All of this makes him an obvious candidate for teaching ethical resistance. But like so many eminent sages who dabble in teaching, Hitchens is often too distracted by his own meditations to notice his students very much. In the end, the practical impact of his insights must be raked out of the heap of historical accounts, literary reflections and sweeping pronouncements.

Steeped in the Western canon and the weight of his own intellectual superiority, Hitchens’ book would be worth reading even if all he had were the trappings of a superb stylist—an obvious delight in the English language with which to cast his scrutiny, and a spiked wit that sometimes cuts at the expense of a proportionate level of intensity. In fact, he takes pride in obsessively driving points home, devoting an entire chapter in this slim volume to the art of being considered boring in pursuit of one’s ideals.

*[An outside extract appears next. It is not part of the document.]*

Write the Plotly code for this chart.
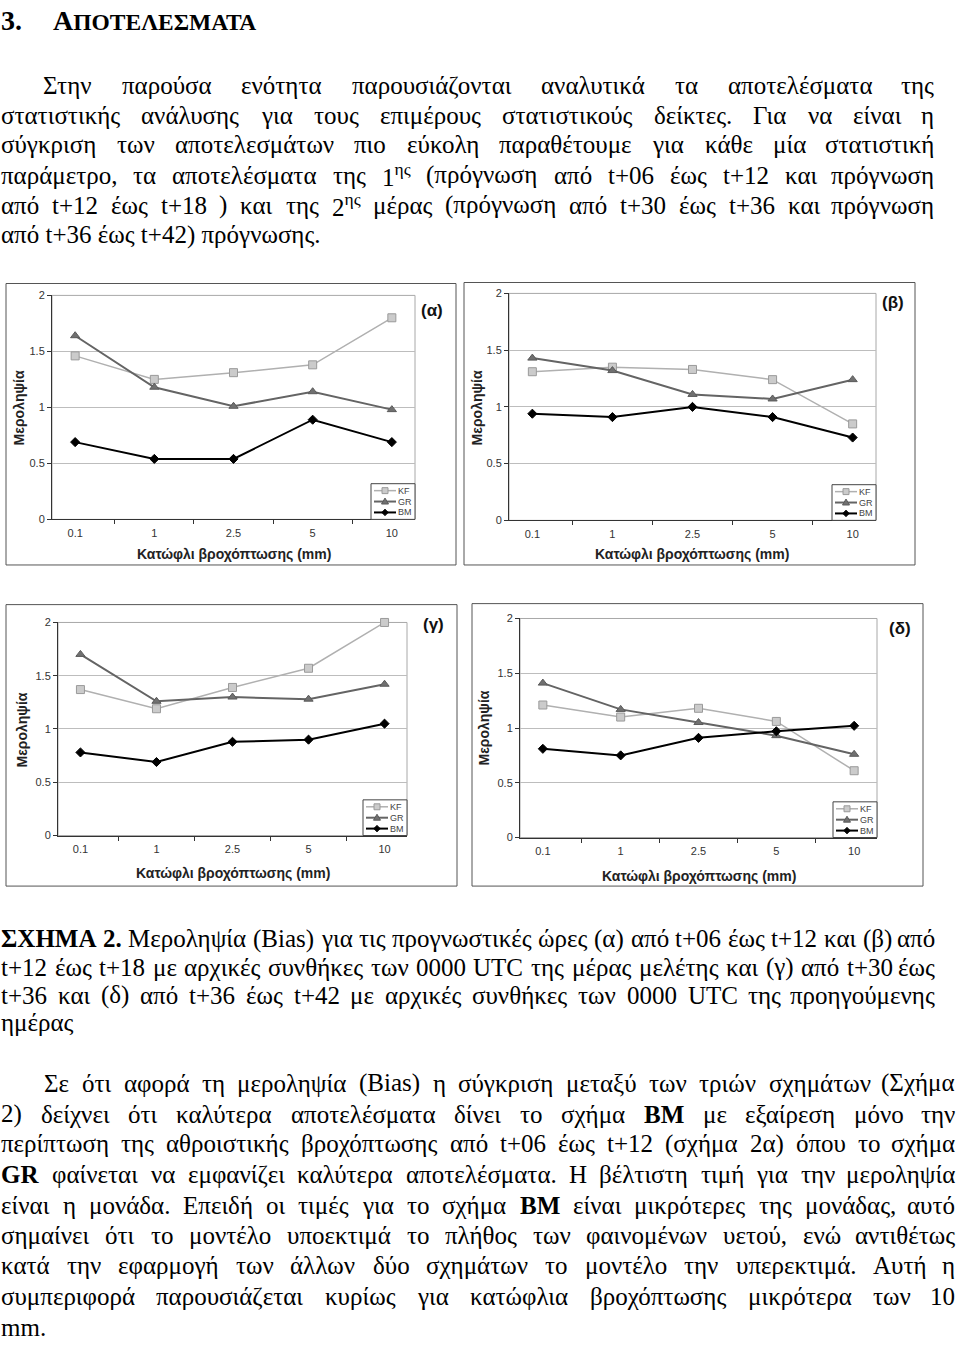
import json
import unicodedata
import plotly.graph_objects as go

# ---------------- data ----------------
categories = ["0.1", "1", "2.5", "5", "10"]
series_names = ["KF", "GR", "BM"]

kf_alpha = [1.46, 1.25, 1.31, 1.38, 1.80]
gr_alpha = [1.64, 1.18, 1.01, 1.14, 0.98]
bm_alpha = [0.69, 0.54, 0.54, 0.89, 0.69]

kf_beta = [1.31, 1.35, 1.33, 1.24, 0.85]
gr_beta = [1.43, 1.32, 1.11, 1.07, 1.24]
bm_beta = [0.94, 0.91, 1.00, 0.91, 0.73]

kf_gamma = [1.37, 1.19, 1.39, 1.57, 2.00]
gr_gamma = [1.70, 1.26, 1.30, 1.28, 1.42]
bm_gamma = [0.78, 0.69, 0.88, 0.90, 1.05]

kf_delta = [1.21, 1.10, 1.18, 1.06, 0.61]
gr_delta = [1.41, 1.17, 1.05, 0.93, 0.76]
bm_delta = [0.81, 0.75, 0.91, 0.97, 1.02]

y_tick_vals = [0, 0.5, 1, 1.5, 2]
y_tick_text = ["0", "0.5", "1", "1.5", "2"]
panel_labels = ["(α)", "(β)", "(γ)", "(δ)"]
y_title = "Μεροληψία"
x_title = "Κατώφλι βροχόπτωσης (mm)"

heading_num = "3."
heading_first = "Α"
heading_rest = "ΠΟΤΕΛΕΣΜΑΤΑ"

para1 = [
    "Στην παρούσα ενότητα παρουσιάζονται αναλυτικά τα αποτελέσματα της",
    "στατιστικής ανάλυσης για τους επιμέρους στατιστικούς δείκτες. Για να είναι η",
    "σύγκριση των αποτελεσμάτων πιο εύκολη παραθέτουμε για κάθε μία στατιστική",
    "παράμετρο, τα αποτελέσματα της 1^ης (πρόγνωση από t+06 έως t+12 και πρόγνωση",
    "από t+12 έως t+18 ) και της 2^ης μέρας (πρόγνωση από t+30 έως t+36 και πρόγνωση",
    "από t+36 έως t+42) πρόγνωσης.",
]
caption = [
    "**ΣΧΗΜΑ** **2.** Μεροληψία (Bias) για τις προγνωστικές ώρες (α) από t+06 έως t+12 και (β) από",
    "t+12 έως t+18 με αρχικές συνθήκες των 0000 UTC της μέρας μελέτης και (γ) από t+30 έως",
    "t+36 και (δ) από t+36 έως t+42 με αρχικές συνθήκες των 0000 UTC της προηγούμενης",
    "ημέρας",
]
para3 = [
    "Σε ότι αφορά τη μεροληψία (Bias) η σύγκριση μεταξύ των τριών σχημάτων (Σχήμα",
    "2) δείχνει ότι καλύτερα αποτελέσματα δίνει το σχήμα **BM** με εξαίρεση μόνο την",
    "περίπτωση της αθροιστικής βροχόπτωσης από t+06 έως t+12 (σχήμα 2α) όπου το σχήμα",
    "**GR** φαίνεται να εμφανίζει καλύτερα αποτελέσματα. Η βέλτιστη τιμή για την μεροληψία",
    "είναι η μονάδα. Επειδή οι τιμές για το σχήμα **BM** είναι μικρότερες της μονάδας, αυτό",
    "σημαίνει ότι το μοντέλο υποεκτιμά το πλήθος των φαινομένων υετού, ενώ αντιθέτως",
    "κατά την εφαρμογή των άλλων δύο σχημάτων το μοντέλο την υπερεκτιμά. Αυτή η",
    "συμπεριφορά παρουσιάζεται κυρίως για κατώφλια βροχόπτωσης μικρότερα των 10",
    "mm.",
]

# ---------------- page geometry (pixels) ----------------
W_PX, H_PX = 960, 1346


def PX(p):
    return p / W_PX


def PY(p):
    return 1 - p / H_PX


SERIF = "Liberation Serif, Times New Roman, serif"
SANS = "Liberation Sans, Arial, sans-serif"
BODY_SIZE = 25

panels = [
    dict(frame=(6, 280, 456, 564), plot=(52, 292, 415, 518), label=(432, 307), xt=(234, 553), yt=(19, 406)),
    dict(frame=(464, 279, 915, 564), plot=(509, 290, 876, 519), label=(893, 299), xt=(692, 553), yt=(477, 406)),
    dict(frame=(6, 604, 457, 888), plot=(58, 622, 407, 837), label=(433, 624), xt=(233, 875), yt=(22, 731)),
    dict(frame=(472, 603, 923, 888), plot=(520, 618, 877, 839), label=(900, 628), xt=(699, 878), yt=(484, 729)),
]
panel_data = [
    (kf_alpha, gr_alpha, bm_alpha),
    (kf_beta, gr_beta, bm_beta),
    (kf_gamma, gr_gamma, bm_gamma),
    (kf_delta, gr_delta, bm_delta),
]

styles = {
    "KF": dict(line=dict(color="#b0b0b0", width=1.5),
               marker=dict(symbol="square", size=8, color="#cbcbcb", line=dict(color="#9a9a9a", width=1))),
    "GR": dict(line=dict(color="#646464", width=2),
               marker=dict(symbol="triangle-up", size=8, color="#707070", line=dict(color="#5a5a5a", width=1))),
    "BM": dict(line=dict(color="#000000", width=2),
               marker=dict(symbol="diamond", size=7, color="#000000", line=dict(color="#000000", width=1))),
}

fig = go.Figure()
shapes = []
anns = []
layout_axes = {}

for i, (pn, data) in enumerate(zip(panels, panel_data)):
    s = "" if i == 0 else str(i + 1)
    L, T, R, B = pn["plot"]
    for name, vals in zip(series_names, data):
        st = styles[name]
        fig.add_trace(go.Scatter(
            x=categories, y=vals, name=name, mode="lines+markers",
            xaxis="x" + s, yaxis="y" + s, line=st["line"], marker=st["marker"],
            cliponaxis=False, showlegend=False, hoverinfo="skip"))
    layout_axes["xaxis" + s] = dict(
        domain=[PX(L), PX(R)], anchor="y" + s, type="category",
        categoryorder="array", categoryarray=categories,
        tickson="boundaries", ticks="outside", ticklen=4, tickcolor="#333333",
        showline=True, linecolor="#333333", linewidth=1, showgrid=False, zeroline=False,
        tickfont=dict(family=SANS, size=11, color="#333333"), ticklabelstandoff=3,
        fixedrange=True)
    layout_axes["yaxis" + s] = dict(
        domain=[PY(B), PY(T)], anchor="x" + s, range=[0, 2],
        tickmode="array", tickvals=y_tick_vals, ticktext=y_tick_text,
        ticks="outside", ticklen=4, tickcolor="#333333",
        showline=True, linecolor="#333333", linewidth=1,
        showgrid=True, gridcolor="#bdbdbd", gridwidth=1, zeroline=False,
        tickfont=dict(family=SANS, size=11, color="#333333"), fixedrange=True)
    shapes.append(dict(type="rect", xref=("x" + s + " domain"), yref=("y" + s + " domain"),
                       x0=0, x1=1, y0=0, y1=1, line=dict(color="#a8a8a8", width=1), layer="below"))
    fx0, fy0, fx1, fy1 = pn["frame"]
    shapes.append(dict(type="rect", xref="paper", yref="paper", x0=PX(fx0), x1=PX(fx1),
                       y0=PY(fy1), y1=PY(fy0), line=dict(color="#555555", width=1)))
    anns.append(dict(text="<b>" + x_title + "</b>", x=PX(pn["xt"][0]), y=PY(pn["xt"][1]),
                     xref="paper", yref="paper", xanchor="center", yanchor="middle",
                     showarrow=False, font=dict(family=SANS, size=14, color="#222222")))
    anns.append(dict(text="<b>" + y_title + "</b>", x=PX(pn["yt"][0]), y=PY(pn["yt"][1]),
                     xref="paper", yref="paper", xanchor="center", yanchor="middle",
                     textangle=-90, showarrow=False, font=dict(family=SANS, size=14, color="#222222")))
    anns.append(dict(text="<b>" + panel_labels[i] + "</b>", x=PX(pn["label"][0]), y=PY(pn["label"][1]),
                     xref="paper", yref="paper", xanchor="center", yanchor="middle",
                     showarrow=False, font=dict(family=SANS, size=17, color="#111111")))
    # compact legend box at the lower-right corner of the plot area
    shapes.append(dict(type="rect", xref="paper", yref="paper", x0=PX(R - 44), x1=PX(R),
                       y0=PY(B), y1=PY(B - 36), fillcolor="white",
                       line=dict(color="#444444", width=1), layer="above"))
    for k, name in enumerate(series_names):
        yc = B - 29 + 11 * k
        st = styles[name]
        shapes.append(dict(type="line", xref="paper", yref="paper", x0=PX(R - 41), x1=PX(R - 19),
                           y0=PY(yc), y1=PY(yc), line=dict(color=st["line"]["color"], width=st["line"]["width"]),
                           layer="above"))
        cx = R - 30
        mc = st["marker"]["color"]
        ml = st["marker"]["line"]["color"]
        if name == "KF":
            shapes.append(dict(type="rect", xref="paper", yref="paper", x0=PX(cx - 3), x1=PX(cx + 3),
                               y0=PY(yc + 3), y1=PY(yc - 3), fillcolor=mc, line=dict(color=ml, width=1),
                               layer="above"))
        elif name == "GR":
            path = "M {},{} L {},{} L {},{} Z".format(PX(cx), PY(yc - 3.5), PX(cx - 3.5), PY(yc + 2.5),
                                                        PX(cx + 3.5), PY(yc + 2.5))
            shapes.append(dict(type="path", xref="paper", yref="paper", path=path, fillcolor=mc,
                               line=dict(color=ml, width=1), layer="above"))
        else:
            path = "M {},{} L {},{} L {},{} L {},{} Z".format(PX(cx), PY(yc - 3.2), PX(cx + 3.2), PY(yc),
                                                                PX(cx), PY(yc + 3.2), PX(cx - 3.2), PY(yc))
            shapes.append(dict(type="path", xref="paper", yref="paper", path=path, fillcolor=mc,
                               line=dict(color=ml, width=1), layer="above"))
        anns.append(dict(text=name, x=PX(R - 18), y=PY(yc), xref="paper", yref="paper",
                         xanchor="left", yanchor="middle", showarrow=False, borderpad=0,
                         font=dict(family=SANS, size=9, color="#444444")))

# ---------------- text (justified, word by word) ----------------
LAT_W = dict(zip("abcdefghijklmnopqrstuvwxyz",
                 [.444, .5, .444, .5, .444, .333, .5, .5, .278, .278, .5, .278, .778, .5, .5, .5, .5,
                  .333, .389, .278, .5, .5, .722, .5, .5, .444]))
LAT_U = dict(zip("ABCDEFGHIJKLMNOPQRSTUVWXYZ",
                 [.722, .667, .667, .722, .611, .556, .722, .722, .333, .389, .722, .611, .889, .722, .722,
                  .556, .722, .667, .556, .611, .722, .722, .944, .722, .722, .611]))
GRK_L = dict(zip("αβγδεζηθικλμνξοπρσςτυφχψω",
                 [.55, .52, .48, .5, .44, .44, .53, .5, .29, .5, .5, .55, .48, .44, .52, .56, .52, .55,
                  .44, .45, .5, .66, .5, .7, .72]))
GRK_U = dict(zip("ΑΒΓΔΕΖΗΘΙΚΛΜΝΞΟΠΡΣΤΥΦΧΨΩ",
                 [.722, .667, .6, .65, .611, .611, .722, .722, .333, .722, .68, .889, .722, .64, .722, .722,
                  .556, .6, .611, .72, .77, .722, .78, .77]))
OTHER = {".": .25, ",": .25, "(": .333, ")": .333, "+": .564, " ": .25}


def char_w(c):
    b = unicodedata.normalize("NFD", c)[0]
    for tbl in (LAT_W, LAT_U, GRK_L, GRK_U, OTHER):
        if b in tbl:
            return tbl[b]
    return .5


def text_w(t):
    return sum(char_w(c) for c in t)


def render_word(w):
    bold = w.startswith("**") and w.endswith("**")
    if bold:
        w = w[2:-2]
    if "^" in w:
        base, sup = w.split("^")
        html = base + "<sup>" + sup + "</sup>"
        est = text_w(base) + 0.7 * text_w(sup)
    else:
        html = w
        est = text_w(w)
    if bold:
        html = "<b>" + html + "</b>"
        est *= 1.06
    return html, est


blocks = [
    (para1, [80, 110, 140, 171, 201, 231], 42, 0, 935),
    (caption, [941, 970, 998, 1026], 0, 0, 936),
    (para3, [1087, 1118, 1148, 1179, 1210, 1241, 1271, 1302, 1333], 43, 0, 956),
]

items = []
for lines, ys, x_ind, x_left, x_right in blocks:
    for k, (line, yc) in enumerate(zip(lines, ys)):
        x0 = x_ind if k == 0 else x_left
        words = [render_word(w) for w in line.split()]
        items.append((words, x0, x_right, yc, k == len(lines) - 1))

# first-guess positions from estimated widths (refined in the page from measured widths)
f = min((x1 - x0) / (BODY_SIZE * (sum(e for _, e in ws) + OTHER[" "] * (len(ws) - 1)))
        for ws, x0, x1, yc, last in items if not last and len(ws) > 1)
f = max(0.85, min(f, 1.15))

justify_lines = []
for ws, x0, x1, yc, last in items:
    if last:
        anns.append(dict(text=" ".join(h for h, _ in ws), x=PX(x0), y=PY(yc), xref="paper", yref="paper",
                         xanchor="left", yanchor="middle", showarrow=False, borderpad=0,
                         font=dict(family=SERIF, size=BODY_SIZE, color="#000000")))
        continue
    widths = [e * BODY_SIZE * f for _, e in ws]
    gap = (x1 - x0 - sum(widths)) / (len(ws) - 1)
    pos = x0
    idx = []
    for j, ((h, _), wd) in enumerate(zip(ws, widths)):
        last_word = j == len(ws) - 1
        idx.append(len(anns))
        anns.append(dict(text=h, x=PX(x1 if last_word else pos), y=PY(yc), xref="paper", yref="paper",
                         xanchor="right" if last_word else "left", yanchor="middle",
                         showarrow=False, borderpad=0,
                         font=dict(family=SERIF, size=BODY_SIZE, color="#000000")))
        pos += wd + gap
    justify_lines.append(dict(idx=idx, x0=x0, x1=x1))

# heading
anns.append(dict(text="<b>" + heading_num + "</b>", x=PX(0), y=PY(15), xref="paper", yref="paper",
                 xanchor="left", yanchor="middle", showarrow=False, borderpad=0,
                 font=dict(family=SERIF, size=28, color="#000000")))
anns.append(dict(text="<b>" + heading_first + "<span style='font-size:23.5px'>" + heading_rest + "</span></b>",
                 x=PX(52), y=PY(15), xref="paper", yref="paper",
                 xanchor="left", yanchor="middle", showarrow=False, borderpad=0,
                 font=dict(family=SERIF, size=28, color="#000000")))

fig.update_layout(
    width=W_PX, height=H_PX, autosize=False,
    margin=dict(l=0, r=0, t=0, b=0, pad=0),
    paper_bgcolor="white", plot_bgcolor="white",
    showlegend=False, shapes=shapes, annotations=anns,
    **layout_axes,
)

# justify each text line using the widths measured in the browser
post_js = """
document.body.style.margin = '0px';
var gd = document.getElementById('{plot_id}');
var LINES = __LINES__;
var WPX = __W__;
var upd = {};
LINES.forEach(function (L) {
  var ws = [];
  for (var j = 0; j < L.idx.length; j++) {
    var el = gd.querySelector('.annotation[data-index="' + L.idx[j] + '"] .annotation-text');
    if (!el) { return; }
    ws.push(el.getBBox().width);
  }
  var tot = ws.reduce(function (a, b) { return a + b; }, 0);
  var n = ws.length;
  var gap = (L.x1 - L.x0 - tot) / (n - 1);
  var pos = L.x0;
  for (var k = 0; k < n; k++) {
    var key = 'annotations[' + L.idx[k] + ']';
    if (k === n - 1) {
      upd[key + '.x'] = L.x1 / WPX;
      upd[key + '.xanchor'] = 'right';
    } else {
      upd[key + '.x'] = pos / WPX;
      upd[key + '.xanchor'] = 'left';
    }
    pos += ws[k] + gap;
  }
});
Plotly.relayout(gd, upd);
""".replace("__LINES__", json.dumps(justify_lines)).replace("__W__", str(W_PX))

fig.write_html("out.html", post_script=post_js, config={"displayModeBar": False, "staticPlot": True})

Hitchens has disdain in abundance; for the ideal of consensus, for religion and piety, for phony populism and for any number of perceived half-truths, betrayals, insincerities and miscarriages of justice. But he manages to redeem himself from excessive negativity, or intellectual masturbation, for that matter, by offering at least some valuable direction: “Beware the irrational, however seductive. Shun the ‘transcendent’ and all who invite you to subordinate or annihilate yourself. Distrust compassion; prefer dignity for yourself and others. Don’t be afraid to be thought arrogant or selfish.... Seek out argument and disputation for their own sake; the grave will supply plenty of time for silence.”